The best tax write off for small business in Canada
- Home office expenses including mortgage interest on residence, utilities, property tax, repair and maintenance, home insurance, home office space percentage.
- Vehicle expenses including fuel, insurance, parking fee. If the business on your vehicle you can claim depreciation for 30% of the vehicles cost each year under the declining balance method (capital cost allowance)
- Accounting and legal fees are tax deductible
- Office space rent are deductible, keep copies of receipts
- Online advertisement or any advertising is fully deductible including websites domain name registration, and web hosting fees. Canadian magazine and newspaper advertising costs can be fully deductible this condition applies if at least 80% of magazine and newspaper material must be journalistic information if it contains less than 80% then only 50% of the advertising expense may be written off.

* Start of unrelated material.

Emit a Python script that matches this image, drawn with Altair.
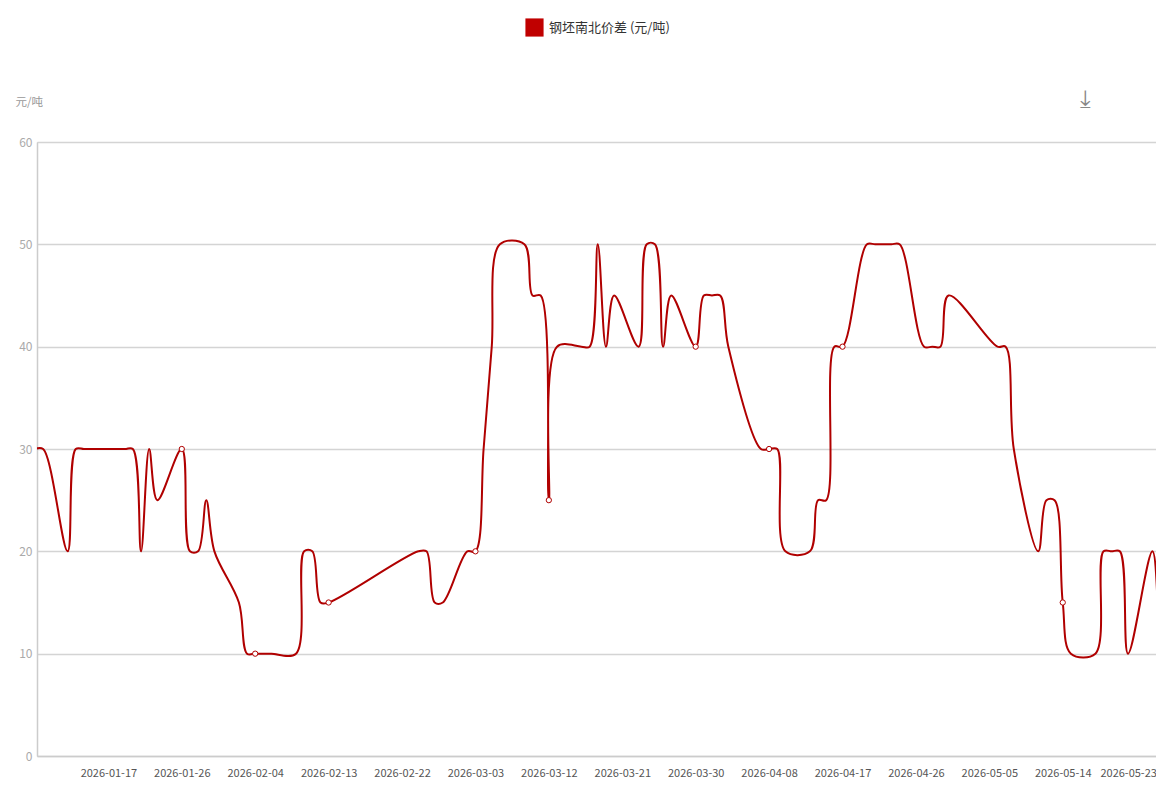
import altair as alt
import pandas as pd

# ---- data ----
dates = [
    "2026-01-08", "2026-01-09", "2026-01-12", "2026-01-13", "2026-01-14", "2026-01-15", "2026-01-16",
    "2026-01-19", "2026-01-20", "2026-01-21", "2026-01-22", "2026-01-23",
    "2026-01-26", "2026-01-27", "2026-01-28", "2026-01-29", "2026-01-30",
    "2026-02-02", "2026-02-03", "2026-02-04", "2026-02-05", "2026-02-06",
    "2026-02-09", "2026-02-10", "2026-02-11", "2026-02-12", "2026-02-13",
    "2026-02-24", "2026-02-25", "2026-02-26", "2026-02-27",
    "2026-03-02", "2026-03-03", "2026-03-04", "2026-03-05", "2026-03-06",
    "2026-03-09", "2026-03-10", "2026-03-11", "2026-03-12", "2026-03-13",
    "2026-03-16", "2026-03-17", "2026-03-18", "2026-03-19", "2026-03-20",
    "2026-03-23", "2026-03-24", "2026-03-25", "2026-03-26", "2026-03-27",
    "2026-03-30", "2026-03-31", "2026-04-01", "2026-04-02", "2026-04-03",
    "2026-04-07", "2026-04-08", "2026-04-09", "2026-04-10",
    "2026-04-13", "2026-04-14", "2026-04-15", "2026-04-16", "2026-04-17",
    "2026-04-20", "2026-04-21", "2026-04-22", "2026-04-23", "2026-04-24",
    "2026-04-27", "2026-04-28", "2026-04-29", "2026-04-30",
    "2026-05-06", "2026-05-07", "2026-05-08",
    "2026-05-11", "2026-05-12", "2026-05-13", "2026-05-14", "2026-05-15",
    "2026-05-18", "2026-05-19", "2026-05-20", "2026-05-21", "2026-05-22",
    "2026-05-25", "2026-05-26", "2026-05-27",
]
values = [
    30, 30, 20, 30, 30, 30, 30,
    30, 30, 20, 30, 25,
    30, 20, 20, 25, 20,
    15, 10, 10, 10, 10,
    10, 20, 20, 15, 15,
    20, 20, 15, 15,
    20, 20, 30, 40, 50,
    50, 45, 45, 25, 40,
    40, 40, 50, 40, 45,
    40, 50, 50, 40, 45,
    40, 45, 45, 45, 40,
    30, 30, 30, 20,
    20, 25, 25, 40, 40,
    50, 50, 50, 50, 50,
    40, 40, 40, 45,
    40, 40, 30,
    20, 25, 25, 15, 10,
    10, 20, 20, 20, 10,
    20, 10, 20,
]
tick_dates = [
    "2026-01-17", "2026-01-26", "2026-02-04", "2026-02-13", "2026-02-22",
    "2026-03-03", "2026-03-12", "2026-03-21", "2026-03-30", "2026-04-08",
    "2026-04-17", "2026-04-26", "2026-05-05", "2026-05-14", "2026-05-23",
]
y_ticks = [0, 10, 20, 30, 40, 50, 60]
series_name = "钢坯南北价差 (元/吨)"
y_unit = "元/吨"
start_date = "2026-01-08"

# ---- build tables ----
t0 = pd.Timestamp(start_date)
df = pd.DataFrame({"date": dates, "value": values})
df["day"] = (pd.to_datetime(df["date"]) - t0).dt.days
df["series"] = series_name
tick_days = [int((pd.Timestamp(d) - t0).days) for d in tick_dates]
marker_df = df[df["day"].isin(tick_days)]
last_tick = tick_days[-1]

FONT = "Noto Sans CJK SC"
LINE_COLOR = "#b00000"
PLOT_W = 1119
PX_PER_DAY = 8.157
x_min = 0.25
x_max = x_min + PLOT_W / PX_PER_DAY

x_enc = alt.X(
    "day:Q",
    scale=alt.Scale(domain=[x_min, x_max], nice=False, zero=False),
    axis=alt.Axis(
        values=tick_days,
        labelExpr="timeFormat(datetime(2026, 0, 8 + datum.value), '%Y-%m-%d')",
        title=None, grid=False, ticks=False,
        domainColor="#cccccc", domainWidth=1.5,
        labelColor="#555555", labelFontSize=11, labelFont=FONT,
        labelPadding=11, labelOverlap=False, labelFlush=False,
        labelOffset=alt.condition(f"datum.value == {last_tick}", alt.value(-8), alt.value(0)),
    ),
)
y_enc = alt.Y(
    "value:Q",
    scale=alt.Scale(domain=[0, 60], nice=False),
    axis=alt.Axis(
        values=y_ticks, title=y_unit, titleAngle=0, titleX=-22, titleY=-40,
        titleAlign="left", titleBaseline="middle", titleColor="#999999",
        titleFontWeight="normal", titleFontSize=11.5, titleFont=FONT,
        gridColor="#d4d4d4", gridWidth=1.5, ticks=False,
        domainColor="#cccccc", domainWidth=1.5,
        labelColor="#aaaaaa", labelFontSize=12, labelFont=FONT, labelPadding=5,
    ),
)

line = alt.Chart(df).mark_line(
    interpolate="catmull-rom", strokeWidth=2, clip=True
).encode(
    x=x_enc,
    y=y_enc,
    color=alt.Color(
        "series:N",
        scale=alt.Scale(range=[LINE_COLOR]),
        legend=alt.Legend(
            title=None, orient="none", legendX=488, legendY=-124,
            symbolType="square", symbolSize=330,
            symbolFillColor="#c00000", symbolStrokeColor="#c00000", symbolStrokeWidth=0,
            labelFontSize=13, labelColor="#333333", labelFont=FONT, labelOffset=5,
            padding=0,
        ),
    ),
)

markers = alt.Chart(marker_df).mark_point(
    shape="circle", filled=True, fill="white", stroke=LINE_COLOR,
    strokeWidth=1, size=28, opacity=1, clip=True,
).encode(x=x_enc, y=y_enc)

icon = alt.Chart(pd.DataFrame({"t": ["⤓"]})).mark_text(
    font="DejaVu Sans", fontSize=24, color="#888888"
).encode(x=alt.value(1048), y=alt.value(-42), text="t:N")

chart = alt.layer(line, markers, icon).properties(
    width=PLOT_W, height=614,
    padding={"left": 29, "top": 134, "right": 0, "bottom": 24},
    autosize=alt.AutoSizeParams(type="none"),
).configure_view(stroke=None).configure(font=FONT)

chart.save("out.html", embed_options={"renderer": "svg", "actions": False})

- 50% of meals and entertainment ( of the cost) can be deducted from your business income assuming that you are able to provide a receipt. There are certain circumstances where you can the doctor 100%, such as staff events or parties, maximum of six per year. meals and entertainments that are provided for a registered charity fundraiser.
- Insurance including general business liability insurance, business property insurance, business interruption insurance, life insurance, individual pension plan, health and welfare trusts are all tax write off.
- Capital assets include furniture and fixtures, equipment’s, computers ( these have depreciation rates ) vehicles. Always make capital purchases right before the year, so you can take maximum advantage of depreciation deductions on purchased assets.

How to purchase a new home with the corporation for real estate
Step 1, incorporate a Canadian company
Step 2, make a tax free loan from the existing company to a newly incorporated company
Step 3 charge a 1% interest on this loan by December 31 of each year, prepare a loan agreement on documents of this loan.
Step 4, the new corporation will use this loan to buy or construct a home
Step 5, the new corporation should get a mortgage from a Canadian bank
step 6 you must start paying monthly rains to new cooperation then-new corporation will then pay corporate income tax on rent received less relevant expenses
Obtain mortgage personally, prepare an agreement that says the new corporation is the beneficial owner, you are holding it in trust for the new corporation.
A loan agreement should also be prepared between you and the new corporation, for the mortgage you personally got from the bank. The new corporation will pay you back with biweekly or monthly payments.